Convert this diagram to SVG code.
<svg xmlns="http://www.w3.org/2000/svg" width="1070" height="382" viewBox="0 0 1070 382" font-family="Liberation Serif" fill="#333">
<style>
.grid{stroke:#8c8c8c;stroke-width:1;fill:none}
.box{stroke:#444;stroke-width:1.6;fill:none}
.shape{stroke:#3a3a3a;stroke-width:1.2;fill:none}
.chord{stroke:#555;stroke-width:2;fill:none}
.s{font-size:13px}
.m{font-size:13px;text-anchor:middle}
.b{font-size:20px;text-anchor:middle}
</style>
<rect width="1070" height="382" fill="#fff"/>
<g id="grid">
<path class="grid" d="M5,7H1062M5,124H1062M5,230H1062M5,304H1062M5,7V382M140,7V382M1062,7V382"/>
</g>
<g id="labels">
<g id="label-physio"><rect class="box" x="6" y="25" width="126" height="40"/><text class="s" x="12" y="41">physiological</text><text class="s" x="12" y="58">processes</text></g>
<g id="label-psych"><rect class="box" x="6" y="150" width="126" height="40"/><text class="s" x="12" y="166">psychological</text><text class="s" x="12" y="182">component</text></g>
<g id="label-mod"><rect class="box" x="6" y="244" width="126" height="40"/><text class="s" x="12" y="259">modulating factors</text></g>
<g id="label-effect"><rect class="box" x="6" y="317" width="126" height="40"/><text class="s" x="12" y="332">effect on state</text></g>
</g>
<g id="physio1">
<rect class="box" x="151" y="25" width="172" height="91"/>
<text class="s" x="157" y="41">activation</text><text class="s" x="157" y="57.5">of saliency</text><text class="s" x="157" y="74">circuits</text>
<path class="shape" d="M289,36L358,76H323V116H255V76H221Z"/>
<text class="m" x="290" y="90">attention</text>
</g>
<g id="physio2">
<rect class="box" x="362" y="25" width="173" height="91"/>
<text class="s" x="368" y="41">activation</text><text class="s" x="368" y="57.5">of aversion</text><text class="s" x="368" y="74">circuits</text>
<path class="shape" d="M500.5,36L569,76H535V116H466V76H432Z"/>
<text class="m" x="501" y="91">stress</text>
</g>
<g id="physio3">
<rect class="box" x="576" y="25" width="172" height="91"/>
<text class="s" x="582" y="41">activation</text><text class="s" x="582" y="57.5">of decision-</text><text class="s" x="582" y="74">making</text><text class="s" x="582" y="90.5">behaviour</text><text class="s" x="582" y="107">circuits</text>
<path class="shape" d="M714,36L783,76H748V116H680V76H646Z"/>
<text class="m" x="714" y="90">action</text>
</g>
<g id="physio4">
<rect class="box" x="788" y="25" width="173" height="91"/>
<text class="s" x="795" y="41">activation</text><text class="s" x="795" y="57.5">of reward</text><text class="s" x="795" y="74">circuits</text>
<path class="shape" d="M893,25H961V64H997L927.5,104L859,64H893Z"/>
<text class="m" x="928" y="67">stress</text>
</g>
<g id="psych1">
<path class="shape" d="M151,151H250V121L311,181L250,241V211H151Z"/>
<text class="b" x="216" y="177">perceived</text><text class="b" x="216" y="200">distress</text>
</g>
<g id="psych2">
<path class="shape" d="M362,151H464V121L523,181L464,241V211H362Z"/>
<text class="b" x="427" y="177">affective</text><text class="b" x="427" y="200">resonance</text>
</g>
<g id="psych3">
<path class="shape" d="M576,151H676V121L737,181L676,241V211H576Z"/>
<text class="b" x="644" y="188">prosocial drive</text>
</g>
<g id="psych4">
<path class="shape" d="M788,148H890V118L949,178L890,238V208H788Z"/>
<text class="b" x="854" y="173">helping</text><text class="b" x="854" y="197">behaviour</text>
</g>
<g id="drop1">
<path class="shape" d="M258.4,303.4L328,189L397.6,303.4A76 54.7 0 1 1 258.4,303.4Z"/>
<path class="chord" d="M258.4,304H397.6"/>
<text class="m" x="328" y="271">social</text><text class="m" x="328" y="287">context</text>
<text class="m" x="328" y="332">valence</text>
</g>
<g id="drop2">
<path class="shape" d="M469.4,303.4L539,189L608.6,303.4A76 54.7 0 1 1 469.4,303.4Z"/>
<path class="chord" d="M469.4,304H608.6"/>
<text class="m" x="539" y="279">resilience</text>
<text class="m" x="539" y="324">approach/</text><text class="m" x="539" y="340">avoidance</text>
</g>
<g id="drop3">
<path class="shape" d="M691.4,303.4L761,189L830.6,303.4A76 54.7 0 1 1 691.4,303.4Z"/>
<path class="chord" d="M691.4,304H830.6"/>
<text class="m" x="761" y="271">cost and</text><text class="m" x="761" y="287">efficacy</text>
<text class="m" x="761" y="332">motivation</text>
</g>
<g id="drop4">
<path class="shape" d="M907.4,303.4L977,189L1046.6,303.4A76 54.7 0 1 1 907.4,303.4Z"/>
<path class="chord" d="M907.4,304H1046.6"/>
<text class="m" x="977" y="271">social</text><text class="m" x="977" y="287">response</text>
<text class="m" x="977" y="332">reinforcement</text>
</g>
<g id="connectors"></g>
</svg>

# # # # # # #

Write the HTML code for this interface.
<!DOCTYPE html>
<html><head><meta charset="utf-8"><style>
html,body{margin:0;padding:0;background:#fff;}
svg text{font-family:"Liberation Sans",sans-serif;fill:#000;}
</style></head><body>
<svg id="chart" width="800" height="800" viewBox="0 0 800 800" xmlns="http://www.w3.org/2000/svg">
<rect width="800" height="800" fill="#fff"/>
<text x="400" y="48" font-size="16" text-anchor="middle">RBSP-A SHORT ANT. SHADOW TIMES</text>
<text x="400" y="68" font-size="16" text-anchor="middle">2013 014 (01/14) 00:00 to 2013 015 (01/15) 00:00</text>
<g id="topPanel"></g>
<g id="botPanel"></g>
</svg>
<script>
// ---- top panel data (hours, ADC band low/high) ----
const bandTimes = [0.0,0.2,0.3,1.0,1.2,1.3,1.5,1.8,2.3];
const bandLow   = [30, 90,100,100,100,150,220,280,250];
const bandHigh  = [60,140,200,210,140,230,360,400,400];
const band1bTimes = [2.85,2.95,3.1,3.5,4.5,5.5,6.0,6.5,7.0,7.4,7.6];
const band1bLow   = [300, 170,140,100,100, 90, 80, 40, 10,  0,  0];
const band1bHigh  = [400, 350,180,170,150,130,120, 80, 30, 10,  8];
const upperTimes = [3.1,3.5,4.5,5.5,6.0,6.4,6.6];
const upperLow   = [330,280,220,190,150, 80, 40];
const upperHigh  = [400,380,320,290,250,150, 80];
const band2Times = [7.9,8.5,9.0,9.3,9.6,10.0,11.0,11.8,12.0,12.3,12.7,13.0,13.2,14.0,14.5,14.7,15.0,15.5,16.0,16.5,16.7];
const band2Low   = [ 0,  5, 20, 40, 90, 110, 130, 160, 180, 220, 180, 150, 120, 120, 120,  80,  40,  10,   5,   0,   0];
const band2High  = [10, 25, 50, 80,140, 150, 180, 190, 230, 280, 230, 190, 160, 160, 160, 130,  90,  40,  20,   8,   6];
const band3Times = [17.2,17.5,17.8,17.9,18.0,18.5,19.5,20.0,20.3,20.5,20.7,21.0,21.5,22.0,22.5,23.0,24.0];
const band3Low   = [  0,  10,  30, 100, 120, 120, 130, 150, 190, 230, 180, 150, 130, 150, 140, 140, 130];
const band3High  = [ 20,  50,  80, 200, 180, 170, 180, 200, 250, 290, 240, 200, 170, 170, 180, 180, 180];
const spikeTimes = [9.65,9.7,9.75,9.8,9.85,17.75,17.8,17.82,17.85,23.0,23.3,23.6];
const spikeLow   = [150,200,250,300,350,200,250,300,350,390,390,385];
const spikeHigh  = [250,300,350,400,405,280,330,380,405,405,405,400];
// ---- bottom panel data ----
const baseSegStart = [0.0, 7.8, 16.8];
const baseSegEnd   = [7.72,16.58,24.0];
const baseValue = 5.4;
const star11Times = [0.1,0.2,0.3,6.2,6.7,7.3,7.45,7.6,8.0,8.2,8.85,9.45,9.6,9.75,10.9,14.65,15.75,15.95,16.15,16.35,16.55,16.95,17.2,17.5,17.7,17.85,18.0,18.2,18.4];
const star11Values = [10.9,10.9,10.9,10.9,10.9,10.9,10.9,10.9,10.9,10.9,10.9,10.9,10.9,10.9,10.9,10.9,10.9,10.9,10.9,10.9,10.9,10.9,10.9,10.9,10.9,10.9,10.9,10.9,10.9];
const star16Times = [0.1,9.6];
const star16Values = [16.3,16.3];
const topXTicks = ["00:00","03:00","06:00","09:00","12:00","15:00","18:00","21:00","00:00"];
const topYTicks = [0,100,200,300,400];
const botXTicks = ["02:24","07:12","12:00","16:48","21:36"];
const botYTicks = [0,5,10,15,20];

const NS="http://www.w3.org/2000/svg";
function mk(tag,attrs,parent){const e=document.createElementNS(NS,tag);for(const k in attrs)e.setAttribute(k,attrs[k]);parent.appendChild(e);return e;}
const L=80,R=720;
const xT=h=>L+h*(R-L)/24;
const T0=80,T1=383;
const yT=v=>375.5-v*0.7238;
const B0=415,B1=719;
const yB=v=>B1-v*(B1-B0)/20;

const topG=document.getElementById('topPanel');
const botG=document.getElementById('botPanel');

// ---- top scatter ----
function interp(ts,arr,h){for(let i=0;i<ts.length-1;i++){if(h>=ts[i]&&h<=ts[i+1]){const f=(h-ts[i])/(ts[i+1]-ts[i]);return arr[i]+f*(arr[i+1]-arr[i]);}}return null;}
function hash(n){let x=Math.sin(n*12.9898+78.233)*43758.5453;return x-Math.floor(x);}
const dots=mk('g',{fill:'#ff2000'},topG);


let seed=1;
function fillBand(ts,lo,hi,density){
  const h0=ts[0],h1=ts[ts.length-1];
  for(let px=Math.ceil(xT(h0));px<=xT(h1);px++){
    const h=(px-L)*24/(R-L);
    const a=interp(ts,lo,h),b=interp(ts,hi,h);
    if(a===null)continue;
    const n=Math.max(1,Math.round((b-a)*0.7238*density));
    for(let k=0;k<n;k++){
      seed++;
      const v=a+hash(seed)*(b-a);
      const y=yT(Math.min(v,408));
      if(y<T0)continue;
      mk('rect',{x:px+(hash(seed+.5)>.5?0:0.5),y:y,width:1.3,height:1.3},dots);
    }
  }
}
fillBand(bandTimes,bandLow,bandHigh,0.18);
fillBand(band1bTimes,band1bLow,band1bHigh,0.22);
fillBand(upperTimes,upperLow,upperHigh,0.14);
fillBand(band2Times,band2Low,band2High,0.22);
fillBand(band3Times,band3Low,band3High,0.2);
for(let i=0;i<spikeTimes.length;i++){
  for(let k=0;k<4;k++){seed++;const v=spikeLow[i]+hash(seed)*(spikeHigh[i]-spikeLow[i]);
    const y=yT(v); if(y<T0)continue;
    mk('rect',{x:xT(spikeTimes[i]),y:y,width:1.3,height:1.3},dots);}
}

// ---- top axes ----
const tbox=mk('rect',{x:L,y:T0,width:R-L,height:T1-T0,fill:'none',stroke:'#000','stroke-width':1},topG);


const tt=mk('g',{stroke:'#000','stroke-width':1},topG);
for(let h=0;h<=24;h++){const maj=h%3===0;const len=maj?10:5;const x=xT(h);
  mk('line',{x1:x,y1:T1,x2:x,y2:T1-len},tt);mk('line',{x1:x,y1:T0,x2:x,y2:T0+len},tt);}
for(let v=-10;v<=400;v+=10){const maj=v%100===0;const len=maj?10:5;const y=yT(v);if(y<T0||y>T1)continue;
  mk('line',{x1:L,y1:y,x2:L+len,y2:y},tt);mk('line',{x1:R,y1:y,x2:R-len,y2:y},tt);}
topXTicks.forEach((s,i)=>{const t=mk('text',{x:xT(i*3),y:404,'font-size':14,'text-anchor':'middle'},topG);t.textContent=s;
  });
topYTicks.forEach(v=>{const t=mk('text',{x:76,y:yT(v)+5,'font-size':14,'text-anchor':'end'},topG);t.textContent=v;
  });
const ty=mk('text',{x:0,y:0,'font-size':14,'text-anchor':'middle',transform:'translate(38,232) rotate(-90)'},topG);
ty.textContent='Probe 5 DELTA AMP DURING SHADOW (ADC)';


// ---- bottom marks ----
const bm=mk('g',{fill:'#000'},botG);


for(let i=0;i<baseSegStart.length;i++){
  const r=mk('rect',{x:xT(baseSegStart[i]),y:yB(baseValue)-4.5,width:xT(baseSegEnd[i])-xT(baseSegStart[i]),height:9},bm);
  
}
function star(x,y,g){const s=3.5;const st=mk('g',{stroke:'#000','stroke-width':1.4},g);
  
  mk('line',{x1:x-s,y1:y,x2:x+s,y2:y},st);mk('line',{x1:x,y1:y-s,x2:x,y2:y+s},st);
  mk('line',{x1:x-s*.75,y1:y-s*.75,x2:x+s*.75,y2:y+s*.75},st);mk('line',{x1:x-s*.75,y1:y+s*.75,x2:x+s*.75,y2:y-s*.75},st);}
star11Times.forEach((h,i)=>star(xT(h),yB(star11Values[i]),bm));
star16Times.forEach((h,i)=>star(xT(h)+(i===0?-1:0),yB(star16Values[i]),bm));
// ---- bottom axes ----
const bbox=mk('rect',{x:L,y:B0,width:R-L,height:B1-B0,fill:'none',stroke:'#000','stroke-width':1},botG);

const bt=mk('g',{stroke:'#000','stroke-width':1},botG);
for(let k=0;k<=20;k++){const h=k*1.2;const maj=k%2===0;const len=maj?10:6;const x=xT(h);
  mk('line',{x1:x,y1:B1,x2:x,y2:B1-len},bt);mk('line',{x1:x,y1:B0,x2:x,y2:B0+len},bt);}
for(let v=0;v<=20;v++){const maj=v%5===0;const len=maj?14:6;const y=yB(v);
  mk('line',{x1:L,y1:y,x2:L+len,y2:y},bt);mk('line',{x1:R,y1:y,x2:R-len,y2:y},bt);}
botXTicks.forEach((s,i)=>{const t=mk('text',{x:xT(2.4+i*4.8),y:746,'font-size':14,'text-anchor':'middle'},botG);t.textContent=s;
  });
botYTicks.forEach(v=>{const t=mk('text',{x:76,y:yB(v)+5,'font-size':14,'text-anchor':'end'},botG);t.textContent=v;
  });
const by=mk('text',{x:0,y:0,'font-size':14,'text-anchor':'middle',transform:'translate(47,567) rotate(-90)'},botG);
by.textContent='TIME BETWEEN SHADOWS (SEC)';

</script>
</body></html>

# # # # # # #

Stated exercise: Among the entries above, how many lines include the word "code"? Reply with the number only.

In response: 2